Entré à dix-neuf ans à la Lucernafilm, il est d'abord acteur (Avant le bachot, V. Vaňcura et S. Innemann, 1932) puis scénariste (notamment sur des films réalisés par Hugo Haas, Otakar Vávra, Martin Frič et Miroslav Cikán), il passe à la mise en scène en 1939 (Un été de feu [Ohnivé léto], co : V. Krška). Sous l'Occupation, il adapte des œuvres classiques de la littérature tchèque, filme le monde de la bourgeoisie cosmopolite, les mœurs paysannes, l'émancipation des jeunes filles étouffées par les contraintes de leur milieu social. La Grand'mère (Babička, 1940), le Papillon de nuit (Nočni motýl, 1941), les Hommes sans ailes (Muži bez křídel, 1946), l'Obscurité blanche (Bílá tma, 1948) lui confèrent une enviable réputation. Mais, en 1949, il part en Allemagne où il tourne trois films puis, à l'invitation de la société slovène Triglav, s'installe définitivement en Yougoslavie, qui devient sa patrie d'adoption. Il réalise notamment Vesna (1954) et les Instants de la décision (Trenutki odločitve, 1955).

CAPELLANI (Albert)

cinéaste français (Paris 1870 -id. 1931).

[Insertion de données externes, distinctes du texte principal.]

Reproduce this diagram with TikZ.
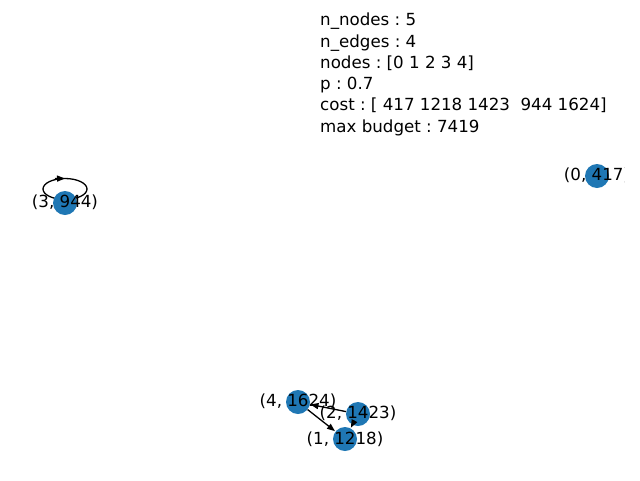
\documentclass[tikz,border=0pt]{standalone}
\usepackage{fontspec}
\setmainfont{DejaVu Sans}
\usetikzlibrary{arrows.meta}
\definecolor{nodeblue}{HTML}{1F77B4}
\tikzset{
  vtx/.style={circle,fill=nodeblue,minimum size=24pt,inner sep=0pt},
  lbl/.style={font=\fontsize{16.67}{20}\selectfont,inner sep=0pt},
  edge/.style={draw=black,line width=1.3pt,-{Triangle[length=8pt,width=6pt]},shorten >=0.5pt},
}
\frenchspacing
\begin{document}
\begin{tikzpicture}[x=1pt,y=-1pt]
\useasboundingbox (0,0) rectangle (640,480);
% self loop
\draw[line width=1.3pt] (65,189) ellipse [x radius=22, y radius=10.5];
\draw[line width=1.3pt,-{Triangle[length=8pt,width=6pt]}] (55,178.6) -- (65,178.5);
% nodes
\node[vtx] (n0) at (597,176) {};
\node[vtx] (n1) at (345,439) {};
\node[vtx] (n2) at (358,414) {};
\node[vtx] (n3) at (65,203) {};
\node[vtx] (n4) at (298,402) {};
% edges
\draw[edge] (n4) -- (n1);
\draw[edge] (n2) -- (n4);
\draw[edge] (n2) -- (n1);
% labels
\node[lbl] (l1) at (345,439) {(1, 1218)};
\node[lbl] (l2) at (358,413) {(2, 1423)};
\node[lbl] (l3) at (65,202) {(3, 944)};
\node[lbl] (l4) at (298,401) {(4, 1624)};
\begin{scope}
\clip (0,0) rectangle (624,480);
\node[lbl] (l0) at (597,175) {(0, 417)};
\end{scope}
\node[lbl,anchor=north west,align=left,font=\fontsize{16.67}{21.25}\selectfont] (info) at (320,13)
{n\_nodes : 5\\n\_edges : 4\\nodes : [0 1 2 3 4]\\p : 0.7\\cost : [ 417 1218 1423\ \ 944 1624]\\max budget : 7419};
\end{tikzpicture}
\end{document}
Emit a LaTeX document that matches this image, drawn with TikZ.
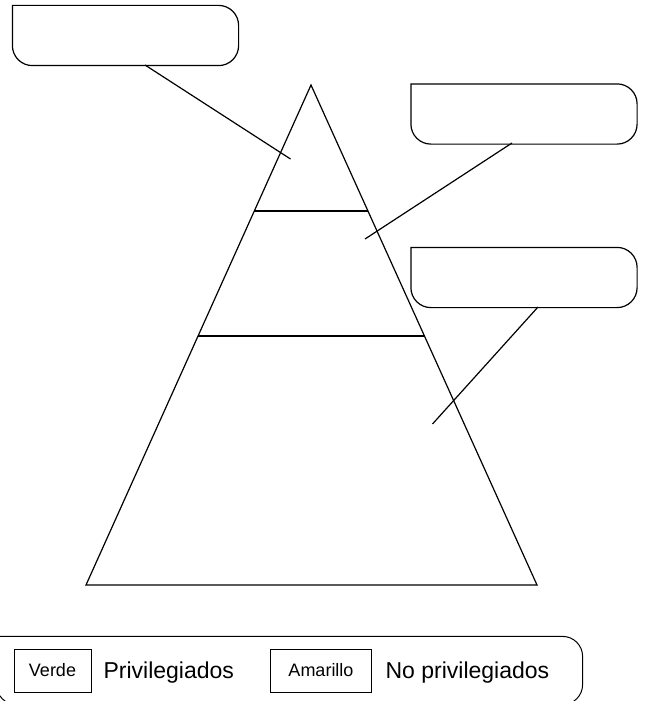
\documentclass[tikz,border=0pt]{standalone}
\usepackage{fontspec}
\setmainfont{Liberation Sans}
\usetikzlibrary{calc}
\begin{document}
\begin{tikzpicture}[x=1pt,y=-1pt,
  line width=1.2pt,
  slot/.style={rectangle,inner sep=0pt,minimum width=225pt,minimum height=59pt},
  outline/.style={rounded corners=20pt,line width=1.2pt},
  conn/.style={line width=1.2pt},
  keybox/.style={draw,rectangle,inner sep=0pt,minimum height=43pt,line width=1pt,font=\fontsize{18}{20}\selectfont},
  keytext/.style={inner sep=0pt,anchor=base west,font=\fontsize{23}{26}\selectfont}]
\useasboundingbox (0,0) rectangle (645,701);
% callout boxes
\node[slot] (b1) at (125.5,35.5) {};
\node[slot] (b2) at (524,114) {};
\node[slot] (b3) at (524,277.5) {};
\foreach \b in {b1,b2,b3}{
  \draw[outline] (\b.north west) -- (\b.north east) -- (\b.south east) -- (\b.south west) [sharp corners] -- cycle;
}
% pyramid
\coordinate (apex) at (311,85);
\coordinate (bl) at (86,585);
\coordinate (br) at (537,585);
\draw[line join=miter] (apex) -- (bl) -- (br) -- cycle;
\draw ($(apex)!0.252!(bl)$) -- ($(apex)!0.252!(br)$);
\draw ($(apex)!0.502!(bl)$) -- ($(apex)!0.502!(br)$);
% connectors
\coordinate (s1) at (145,65);   \coordinate (e1) at (290.5,159);
\coordinate (s2) at (512,143);  \coordinate (e2) at (365,239);
\coordinate (s3) at (538,307);  \coordinate (e3) at (432.5,424);
\draw[conn] (s1) -- (e1);
\draw[conn] (s2) -- (e2);
\draw[conn] (s3) -- (e3);
% legend
\node[rectangle,inner sep=0pt,minimum width=585pt,minimum height=67pt] (leg) at (289.5,670.5) {};
\draw[outline,line width=1pt] (leg.north west) -- (leg.north east) -- (leg.south east) -- (leg.south west) [sharp corners] -- cycle;
\node[keybox,minimum width=77pt] (verde) at (52.5,670.5) {Verde};
\node[keytext] (priv) at (103,678.5) {Privilegiados};
\node[keybox,minimum width=101pt] (amar) at (321,670.5) {Amarillo};
\node[keytext] (nopriv) at (385,678.5) {No privilegiados};
\end{tikzpicture}
\end{document}
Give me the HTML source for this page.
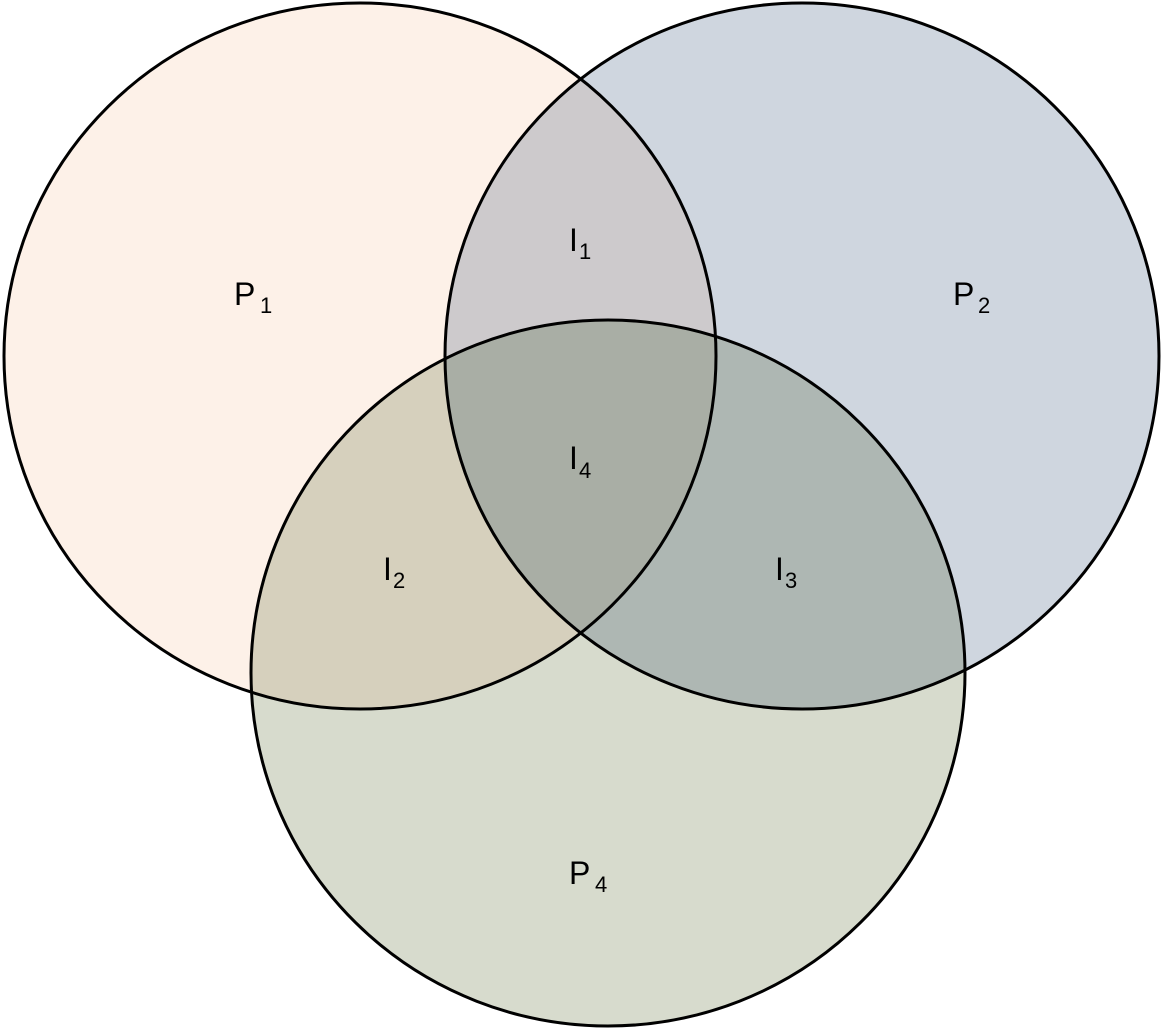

D'abord acteur au Théâtre-Libre d'Antoine, puis à l'Odéon, il commence sa carrière cinématographique chez Pathé en 1905, dirigeant quelques films comiques avec André Deed, Prince Rigadin et Max Linder. Collaborateur de Zecca, il réalise ensuite des mélodrames. Capellani est un des innombrables pionniers qui font la transition entre le théâtre filmé et les débuts du 7e art comme langage, grâce, surtout, au soin apporté aux cadrages. Il est nommé directeur artistique de la SCAGL (Société cinématographique des auteurs et gens de lettres). Il commence à employer le découpage avec l'Homme aux gants blancs (1908). La même année, il réalise l'Assommoir, premier long métrage français. Les Misérables (1912), film d'une durée de cinq heures, attire l'attention sur lui : sa mise en scène s'adapte déjà aux possibilités narratives de l'image animée. Il est également l'auteur d'autres adaptations littéraires comme l'Arlésienne (1909), les Mystères de Paris (1942), Germinal (1913), Quatrevingt-Treize ( 1914 ; 1920). En 1915, il part pour les États-Unis, où il travaille jusqu'en 1922, dirigeant notamment de nombreux films avec Alla Nazimova et Clara Kimball Young. Mais les temps changent et Capellani, épuisé, revient en France en 1923. Atteint de paralysie, il ne tourne plus jusqu'à sa mort.